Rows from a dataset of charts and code
-- BEGIN --
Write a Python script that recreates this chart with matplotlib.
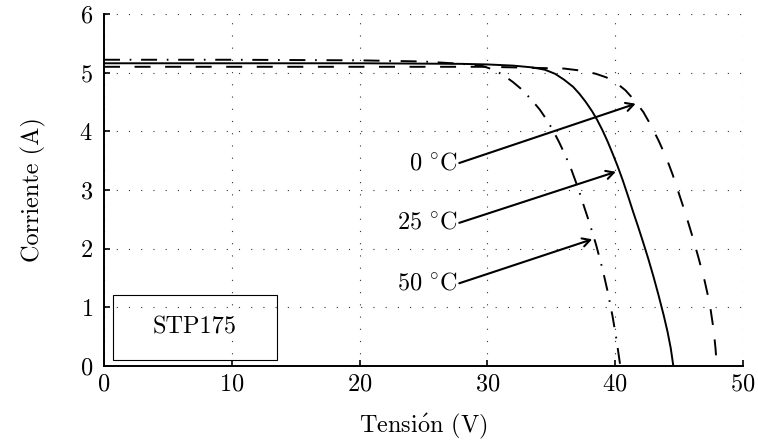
import matplotlib
matplotlib.use("Agg")
import matplotlib.pyplot as plt
from matplotlib.patches import Rectangle

plt.rcParams['font.family'] = ['cmr10']
plt.rcParams['mathtext.fontset'] = 'cm'
plt.rcParams['axes.formatter.use_mathtext'] = True
plt.rcParams['lines.scale_dashes'] = False

# I-V curves (Voltage V, Current A)
v_0C = [0, 10, 20, 30, 36.0, 37.5, 38.5, 39.3, 40.0, 40.8, 41.5, 42.2, 42.8, 43.4, 44.0, 44.5, 45.0,
        45.5, 46.0, 46.5, 47.0, 47.4, 47.7, 47.85, 47.95]
i_0C = [5.10, 5.10, 5.10, 5.10, 5.07, 5.03, 4.98, 4.92, 4.84, 4.70, 4.53, 4.33, 4.10, 3.84, 3.55, 3.26, 2.93,
        2.60, 2.24, 1.86, 1.45, 1.06, 0.62, 0.30, 0.0]

v_25C = [0, 10, 20, 28, 30, 32, 33.5, 34.5, 35.3, 36.0, 36.7, 37.2, 37.7, 38.2, 38.6, 39.0, 39.4, 39.8,
         40.2, 40.6, 41.0, 41.4, 41.8, 42.2, 42.6, 43.0, 43.4, 43.8, 44.1, 44.35, 44.55]
i_25C = [5.16, 5.16, 5.16, 5.15, 5.14, 5.12, 5.09, 5.05, 4.98, 4.88, 4.76, 4.64, 4.50, 4.34, 4.19, 4.02, 3.83, 3.62,
         3.40, 3.16, 2.90, 2.63, 2.37, 2.10, 1.82, 1.52, 1.20, 0.86, 0.58, 0.30, 0.0]

v_50C = [0, 10, 20, 25, 28, 29.5, 30.5, 31.3, 32.0, 32.6, 33.1, 33.6, 34.1, 34.6, 35.1, 35.6, 36.1, 36.6,
         37.1, 37.5, 38.0, 38.5, 39.0, 39.4, 39.8, 40.1, 40.4]
i_50C = [5.22, 5.22, 5.21, 5.19, 5.15, 5.12, 5.05, 4.95, 4.84, 4.73, 4.62, 4.50, 4.37, 4.21, 4.03, 3.82, 3.59, 3.33,
         3.03, 2.76, 2.43, 2.07, 1.66, 1.28, 0.84, 0.45, 0.0]

x_ticks = [0, 10, 20, 30, 40, 50]
y_ticks = [0, 1, 2, 3, 4, 5, 6]

labels = [r'$0\ ^{\circ}\mathrm{C}$', r'$25\ ^{\circ}\mathrm{C}$', r'$50\ ^{\circ}\mathrm{C}$']
label_tail = [(27.8, 3.46), (27.8, 2.44), (27.8, 1.41)]
label_tip = [(41.6, 4.47), (40.05, 3.31), (38.2, 2.16)]

FS = 17.5

fig = plt.figure(figsize=(7.58, 4.47), dpi=100)
ax = fig.add_axes([0.1372, 0.1812, 0.8430, 0.7875])

lw = 1.4
ax.plot(v_0C, i_0C, color='black', lw=lw, dashes=(11.5, 10.5))
ax.plot(v_25C, i_25C, color='black', lw=lw)
ax.plot(v_50C, i_50C, color='black', lw=lw, dashes=(11.5, 7.0, 1.2, 7.0))

ax.set_xlim(0, 50)
ax.set_ylim(0, 6)
ax.set_xticks(x_ticks)
ax.set_yticks(y_ticks)
ax.grid(True, color='#333333', lw=0.8, dashes=(0.8, 8.0))
ax.set_axisbelow(True)
for s in ['top', 'right']:
    ax.spines[s].set_visible(False)
for s in ['left', 'bottom']:
    ax.spines[s].set_linewidth(1.4)
ax.tick_params(direction='in', length=4, width=1.2, labelsize=FS)
ax.tick_params(axis='x', pad=5)
ax.tick_params(axis='y', pad=8)

ax.set_xlabel('Tensi' + r'$\acute{\mathrm{o}}$' + 'n (V)', fontsize=FS, labelpad=12)
ax.set_ylabel('Corriente (A)', fontsize=FS, labelpad=24)

for txt, tail, tip in zip(labels, label_tail, label_tip):
    ax.text(tail[0] - 0.1, tail[1], txt, ha='right', va='center', fontsize=FS)
    ax.annotate('', xy=tip, xytext=tail,
                arrowprops=dict(arrowstyle='->,head_length=0.55,head_width=0.3',
                                color='black', lw=1.5, shrinkA=0, shrinkB=0))

ax.add_patch(Rectangle((0.73, 0.11), 12.8, 1.10, fill=False, ec='black', lw=0.8, zorder=5))
ax.text(7.1, 0.66, 'STP175', ha='center', va='center', fontsize=FS, zorder=6)

fig.savefig('out.png', dpi=100)
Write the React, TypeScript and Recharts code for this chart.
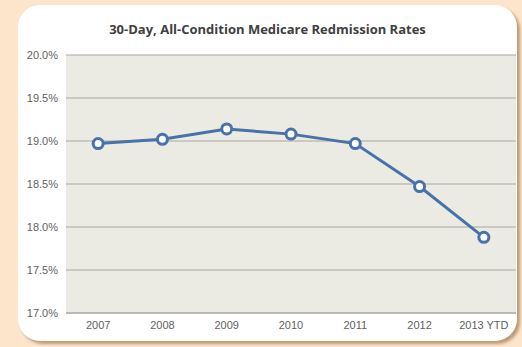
import React from 'react';
import { LineChart, Line, XAxis, YAxis, CartesianGrid } from 'recharts';

const categories = ['2007', '2008', '2009', '2010', '2011', '2012', '2013 YTD'];
const rates = [18.97, 19.02, 19.14, 19.08, 18.97, 18.47, 17.88];
const yTicks = [17.0, 17.5, 18.0, 18.5, 19.0, 19.5, 20.0];
const boundaryTicks = [0, 1, 2, 3, 4, 5, 6, 7];
const title = '30-Day, All-Condition Medicare Redmission Rates';

const data = categories.map((c, i) => ({ year: c, rate: rates[i] }));

export default function App() {
  return (
    <div style={{ position: 'fixed', left: 0, top: 0, width: 522, height: 347, background: '#fce5cb', overflow: 'hidden' }}>
      <div
        style={{
          position: 'absolute',
          left: 18,
          top: 5,
          width: 499,
          height: 336,
          background: '#ffffff',
          borderRadius: 22,
          boxShadow: '3px 3px 3px rgba(140,95,50,0.55)',
        }}
      >
        <div
          style={{
            position: 'absolute',
            left: 0,
            top: 15,
            width: 499,
            textAlign: 'center',
            fontFamily: '"Open Sans", sans-serif',
            fontWeight: 700,
            fontSize: 13,
            color: '#404040',
          }}
        >
          {title}
        </div>
        <LineChart width={499} height={336} data={data} margin={{ top: 50, right: 1, bottom: 0, left: 0 }}>
          <CartesianGrid vertical={false} stroke="#a8a79f" fill="#ecebe3" />
          <XAxis
            xAxisId="bounds"
            type="number"
            domain={[0, 7]}
            ticks={boundaryTicks}
            allowDataOverflow
            height={0}
            tickSize={4}
            tickFormatter={() => ''}
            axisLine={false}
            tickLine={{ stroke: '#a8a79f' }}
          />
          <XAxis
            xAxisId="cat"
            dataKey="year"
            scale="band"
            height={28}
            tickSize={0}
            tickMargin={8}
            axisLine={{ stroke: '#a8a79f' }}
            tickLine={false}
            tick={{ fill: '#5f5f5f', fontSize: 11, fontFamily: '"Liberation Sans", sans-serif' }}
          />
          <YAxis
            domain={[17, 20]}
            ticks={yTicks}
            width={48}
            tickSize={0}
            tickMargin={8}
            axisLine={false}
            tickLine={false}
            tickFormatter={(v: number) => v.toFixed(1) + '%'}
            tick={{ fill: '#5f5f5f', fontSize: 11, fontFamily: '"Liberation Sans", sans-serif' }}
          />
          <Line
            xAxisId="cat"
            dataKey="rate"
            stroke="#4872a9"
            strokeWidth={3}
            dot={{ r: 5, fill: '#ffffff', stroke: '#4872a9', strokeWidth: 3 }}
            isAnimationActive={false}
          />
        </LineChart>
      </div>
    </div>
  );
}
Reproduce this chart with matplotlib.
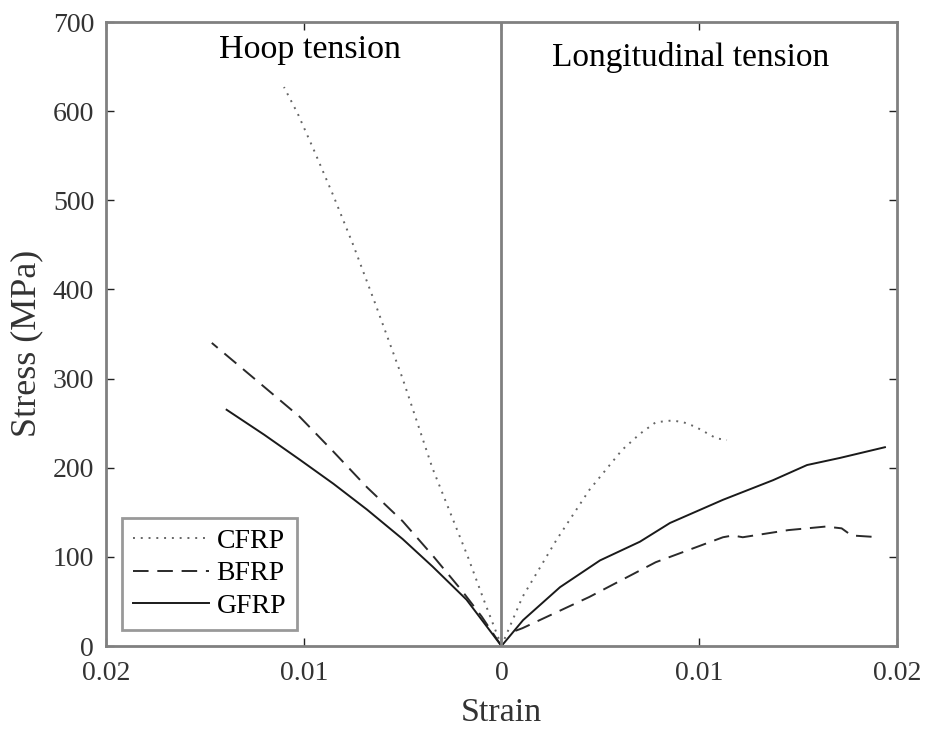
-- END --
What to work on:
From the entries above, copy every line containing the word "React".

Written solution:
Write the React, TypeScript and Recharts code for this chart.
import React from 'react';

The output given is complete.